Every Monday morning we fire five questions at a C-suite tech industry interviewee. Today we’re pleased to be joined by Beamery CEO Abakar Saidov
Abakar, What’s the Biggest Challenge for your Clients
We have the privilege of working with some of the largest enterprises in the world, which are hiring tens of thousands of people every year. There are specific challenges to operating at that scale — especially when the talent acquisition departments are bigger than most companies — that are fascinating. However, most organisations, large or small, are facing a very similar set of problems: attracting, engaging and retaining talent is getting exponentially harder.
There are a few reasons for this. Firstly, the underlying fabric of how we can acquire skills, how they transfer to value creation, and the length of their validity, has changed. It is substantially shorter than in prior periods of our history. This means there is a constant race to find the newest ways of working and the latest skills, which is generating a perennial shortage.
Secondly, the way we work has changed. We can be digital nomads, busy parents, young students trying to make extra income, working from anywhere in the world. Time zones, distances, office buildings, commute times — all leveled by a laptop and a camera.
So our customers are in a position where making talent a core competency is what gives them a major strategic advantage. This means that at a base level you are treating your potential and current employees like you treat your customers. Bottom line: the talent organisation needs to transform to look like the customer organisation.

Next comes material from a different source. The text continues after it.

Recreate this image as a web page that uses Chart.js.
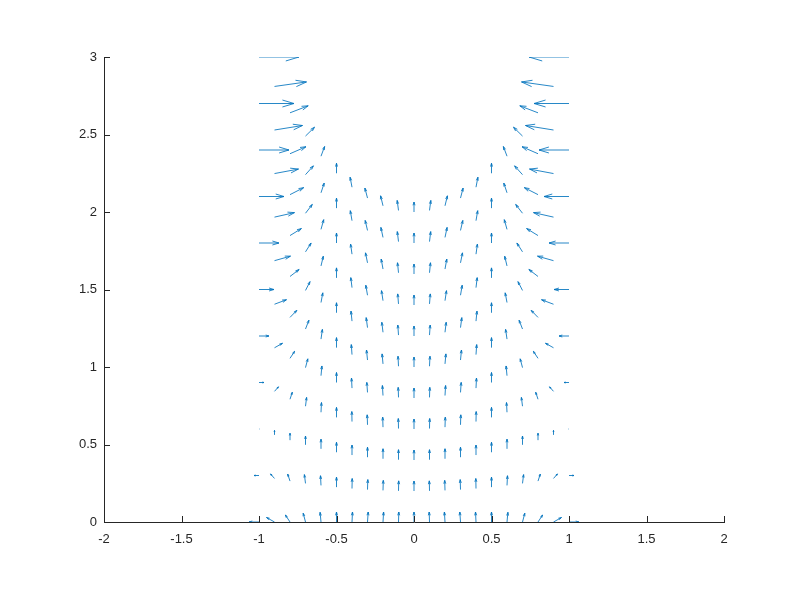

That’s what we do for our customers with our Talent Operating System — we help them attract, engage and retain talent. We provide the core systems like Talent CRM and Talent Marketing and the underlying data architecture that enable our customers to move from a reactive recruiting model to a proactive one.
Technology that Excites you Most?
There is so much going on right now. When I was younger, I wanted to be a doctor, and I followed — and continue to follow — the recent advances in genetics and synthetic biology. There are a lot of billionaires in the world today who don’t want to die, so the funding for “longevity” research has skyrocketed. The spillovers are advances that allow us to fight diseases, create sustainable agriculture, and even fake meat.
I’m also enamoured with robotics. Growing up reading H.G. Wells, Jules Verne and Isaac Asimov, the ideas of machines in our future has been a question of when, not if. That future seems just around the corner. I’m not talking AI necessarily, which is a whole separate topic, but machines as extensions of ourselves. Bionic organs, assistants for disabled or elderly, self-driving cars… it seems possible in the next decade or two. Maybe sooner even.
Greatest Success?
Building this company: we started in our parents’ garage with my brother Sultan and our friend Michael. No funding, no salary — just our savings.
We had never built software, nor did we know much about talent. We now help the world’s biggest employers solve their hardest talent challenges. We’ve raised over $40 million in funding, and we’re only just getting started. The vast majority of companies are using legacy tools, and have very rudimentary processes in place. We have a long way to go in transforming how companies acquire their greatest assets: their people.
As a talent technology company, our greatest achievement is, of course, our own people. It has been a privilege to see our own team grow and develop during this journey.
Worst Failure?
Before Beamery, our idea was to build a type of LinkedIn for students and recent graduates,where people without work experience could be found by employers. As I am sure many people who have tried building B2B products for the student audience have found, it’s really hard. Attention spans and interests just don’t line up and changing human behaviour is a herculean task. That initial idea cost us a lot of time, and wiped out the majority of our own savings we put into the business. That was the first time we almost ran out of money.
So we decided to pivot towards solving the enterprise problem instead, with no experience building such software. Of course we built it wrong. That cost a lot more time and money. That was the second time the business almost died.
Finding product market fit for us was incredibly hard. It took years. I think that during that time, we really learned how to do a lot with very little, and how to become very efficient at identifying where to spend your time. And we really bonded as a founding team.
In Another Life I’d Be…
A surgeon or a development economist. I’m really passionate about solving the “birth place lottery” which has the biggest impact on our earning potential and quality of life as humans. Outside of political differences and borders, the biggest obstacles are access to education, healthcare and work. I think I’d be trying to make an impact there. Hopefully I can do that in this life too.